When you choose to get set up with a product like the base level of Stripe Connect, yes, you can get up and running through a self-service process, but there are several factors that make this a less than ideal choice. The top two of which are:
- Your merchants will be onboarded and underwritten through a Stripe branded portal, taking away from your unique brand experience. Your merchants will often have to go to Stripe for customer service as well, making for long wait times and a lack of personalized service. When the merchant experience for your customers is clunky and painful it will be harder to keep them happy, which means they’ll be less inclined to use your platform to its maximum. Customer experience matters a lot and shouldn’t be underestimated when it comes to how it fuels growth and reduces churn rate.
- Stripe Connect and other payment facilitators, at the basic level, use a flat rate fee structure starting at 2.9% + $0.30, which means that you will pay the same rate on every transaction, leaving money on the table if you are eligible for better rates on an interchange+ fee structure. Interchange are the fees charged by the payment processors and card networks. Everyone pays these, no exceptions. However, these fees can vary based on factors surrounding the Merchant Category Code (MCC) of the merchant, and other factors such as Address Verification Service (AVS) and Level 2 and 3 processing. These factors tell credit card processors that the transactions have more due diligence surrounding them and will charge a lower interchange rate as a result.
To summarize, if you are a software company integrating payments with a product like Stripe Connect, you may be leaving money on the table and providing a lackluster customer experience; no matter how small your payments volume is.
Work with a Partner that is Invested in Your Growth
Here at Finix we like to remind ourselves on a regular basis that we are a consumption-based business model. That means that our profit comes after your profit.
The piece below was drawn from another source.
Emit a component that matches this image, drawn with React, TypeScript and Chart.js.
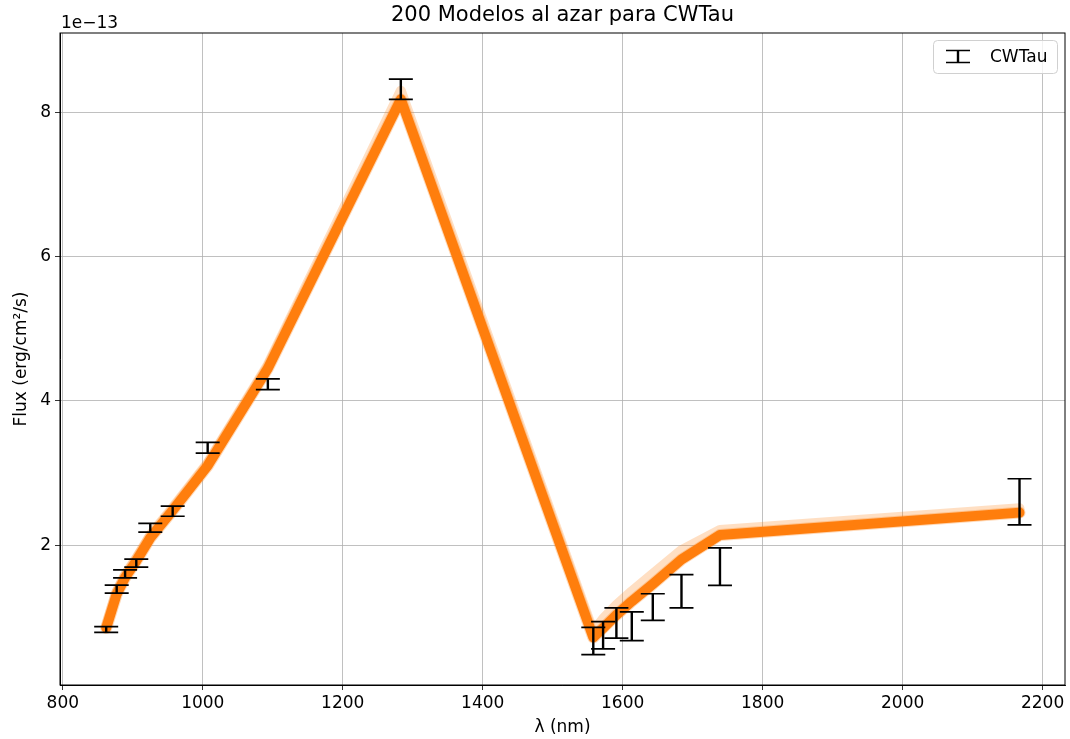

As a result, when we take on software companies that aren’t processing any payments volume, we are taking a chance on these companies and the possibility that they will process payments in the future.
We obviously want you to be successful, because your success is our success, so we’ll work hard to make sure that our payments infrastructure enables you to reach your goals.
Avoid the Pain of Transitioning to a New Provider Later
You could start processing payments with an ISO or a provider like Stripe Connect, but the chances are more than likely that you will come to a place where that’s not cutting it anymore and the payments revenue lost will start to become painful.
If you start with one payments provider and decide later that you need to switch to another, you’ll need to migrate all of your payments data safely and securely from one to another. This can be a time consuming and painful process, so most companies won’t take the decision to switch lightly.
If you choose to integrate with a payments infrastructure company right from the beginning, you can avoid the pain of a transition later, while earning more revenue from payments right away.
Start Strong with Integrated Payments
Are we a little crazy to be putting time and resources into platforms that haven’t processed a single cent? Maybe. But we truly believe that this is one step on the path to making financial services more accessible; by lowering the barrier to entry to the profit center of payments. We also believe that software companies with the foresight to put thought and energy into integrating payments are very likely to be successful in the long run. We want to help these companies get there faster.
When more small and growing companies have access to this revenue stream they’ll be able to build their businesses faster, while taking a bigger piece of the revenue that would normally be passed on to large processors and banks.